■ SUPPLIED MATERIAL:
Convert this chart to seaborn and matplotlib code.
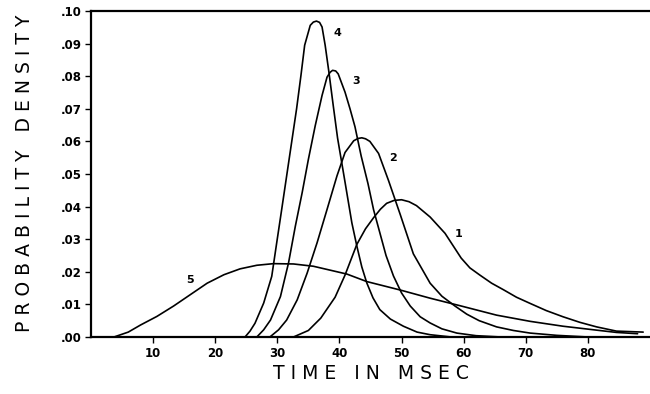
#bibliotecas
import pandas as pd
import matplotlib
matplotlib.use('Agg')
import matplotlib.pyplot as plt
import seaborn as sns

#dados (tempo em msec, densidade)
t1 = [32.6, 35.0, 37.0, 39.3, 40.9, 42.8, 44.2, 45.5, 46.6, 47.6, 48.8, 50.0, 51.2, 52.4, 54.6, 57.0, 58.3, 59.6, 61.0, 62.6, 64.5, 66.4, 68.5, 70.7, 73.3, 76.0, 78.7, 81.4, 84.6, 88.9]
d1 = [0.0, 0.0020, 0.0058, 0.0122, 0.0190, 0.0284, 0.0332, 0.0366, 0.0392, 0.0410, 0.0419, 0.0421, 0.0415, 0.0403, 0.0368, 0.0318, 0.0280, 0.0242, 0.0212, 0.0190, 0.0165, 0.0145, 0.0122, 0.0103, 0.0081, 0.0062, 0.0045, 0.0031, 0.0018, 0.0015]

t2 = [28.8, 30.2, 31.5, 33.2, 34.8, 36.4, 38.0, 39.6, 40.9, 42.3, 43.0, 43.6, 44.2, 44.9, 46.3, 47.9, 49.8, 51.9, 54.6, 56.5, 58.6, 60.5, 62.5, 65.3, 68.0, 70.7, 75.0, 80.0]
d2 = [0.0, 0.0022, 0.0052, 0.0114, 0.0196, 0.0289, 0.0391, 0.0494, 0.0566, 0.0602, 0.0609, 0.0611, 0.0608, 0.0600, 0.0563, 0.0480, 0.0375, 0.0255, 0.0165, 0.0125, 0.0095, 0.0070, 0.0050, 0.0031, 0.0020, 0.0012, 0.0005, 0.0]

t3 = [26.7, 27.8, 28.9, 30.5, 31.8, 32.9, 34.0, 35.0, 36.1, 37.2, 38.0, 38.5, 38.9, 39.4, 39.8, 40.9, 41.7, 42.5, 43.5, 44.6, 45.5, 46.5, 47.5, 48.7, 50.0, 51.4, 53.0, 54.6, 56.5, 58.9, 62.0, 66.0]
d3 = [0.0, 0.0022, 0.0052, 0.0124, 0.0227, 0.0340, 0.0443, 0.0545, 0.0648, 0.0741, 0.0797, 0.0812, 0.0818, 0.0816, 0.0807, 0.0751, 0.0700, 0.0645, 0.0555, 0.0470, 0.0390, 0.0320, 0.0250, 0.0187, 0.0135, 0.0095, 0.0062, 0.0043, 0.0025, 0.0012, 0.0004, 0.0]

t4 = [24.8, 25.6, 26.4, 27.8, 29.1, 29.9, 30.7, 31.5, 32.3, 33.1, 33.8, 34.4, 35.3, 35.8, 36.3, 36.8, 37.2, 37.7, 38.3, 39.0, 39.7, 40.9, 42.0, 42.8, 43.6, 44.4, 45.4, 46.5, 48.2, 50.3, 52.5, 54.6, 58.0]
d4 = [0.0, 0.0018, 0.0042, 0.0104, 0.0186, 0.0289, 0.0391, 0.0494, 0.0597, 0.0700, 0.0802, 0.0895, 0.0956, 0.0966, 0.0969, 0.0965, 0.0951, 0.0895, 0.0813, 0.0710, 0.0610, 0.0475, 0.0350, 0.0279, 0.0215, 0.0166, 0.0120, 0.0084, 0.0055, 0.0033, 0.0015, 0.0007, 0.0]

t5 = [3.7, 6.0, 8.0, 10.6, 13.3, 16.0, 18.7, 21.4, 24.0, 26.7, 29.4, 32.6, 35.8, 38.5, 41.2, 44.4, 49.8, 54.6, 59.4, 65.3, 70.7, 76.0, 81.4, 84.6, 88.0]
d5 = [0.0, 0.0015, 0.0037, 0.0063, 0.0095, 0.0130, 0.0165, 0.0191, 0.0209, 0.0220, 0.0225, 0.0224, 0.0217, 0.0205, 0.0193, 0.0170, 0.0144, 0.0119, 0.0096, 0.0067, 0.0048, 0.0033, 0.0021, 0.0014, 0.0010]

curvas = ['1', '2', '3', '4', '5']
rotulos_pos = {'1': (59.1, 0.0317), '2': (48.6, 0.0548), '3': (42.7, 0.0784),
               '4': (39.7, 0.0931), '5': (16.0, 0.0174)}

xticks = [10, 20, 30, 40, 50, 60, 70, 80]
yticks = [0.00, 0.01, 0.02, 0.03, 0.04, 0.05, 0.06, 0.07, 0.08, 0.09, 0.10]

#base longa
partes = []
for nome, t, d in zip(curvas, [t1, t2, t3, t4, t5], [d1, d2, d3, d4, d5]):
    partes.append(pd.DataFrame({'tempo': t, 'densidade': d, 'curva': nome}))
df = pd.concat(partes, ignore_index=True)

sns.set_style('ticks')
plt.rcParams['font.family'] = ['DejaVu Sans']
plt.rcParams['text.color'] = 'black'
plt.rcParams['axes.labelcolor'] = 'black'
plt.rcParams['xtick.color'] = 'black'
plt.rcParams['ytick.color'] = 'black'

fig = plt.figure(figsize=(6.5, 3.94), dpi=100)
ax = fig.add_axes([0.14, 0.1447, 0.86, 0.8274])

sns.lineplot(data=df, x='tempo', y='densidade', hue='curva',
             palette=['black'] * 5, legend=False, estimator=None,
             sort=False, lw=1.2, ax=ax)

for nome in curvas:
    x, y = rotulos_pos[nome]
    ax.text(x, y, nome, fontsize=8, fontweight='bold', ha='center', va='center')

ax.set_xlim(0, 90)
ax.set_ylim(0, 0.10)
ax.set_xticks(xticks)
ax.set_yticks(yticks)
ax.set_yticklabels(['.%02d' % round(v * 100) for v in yticks])
ax.tick_params(direction='out', length=4, width=1, pad=3, labelsize=8.5)
for lab in ax.get_xticklabels() + ax.get_yticklabels():
    lab.set_fontweight('bold')

for lado in ['left', 'bottom', 'top']:
    ax.spines[lado].set_visible(True)
    ax.spines[lado].set_linewidth(1.6)
    ax.spines[lado].set_color('black')
ax.spines['right'].set_visible(False)

ax.set_xlabel('T I M E   I N   M S E C', fontsize=13.5)
ax.set_ylabel('P R O B A B I L I T Y   D E N S I T Y', fontsize=13.5)
ax.xaxis.set_label_coords(0.5, -0.083)
ax.yaxis.set_label_coords(-0.102, 0.503)

fig.savefig('out.png', dpi=100)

■ STATED GOAL:
Your task is to return the lines above, from the first one up to and including the line containing "import seaborn as sns", minus any pictures.

■ OUTPUT OF THE EXERCISE:
Convert this chart to seaborn and matplotlib code.
#bibliotecas
import pandas as pd
import matplotlib
matplotlib.use('Agg')
import matplotlib.pyplot as plt
import seaborn as sns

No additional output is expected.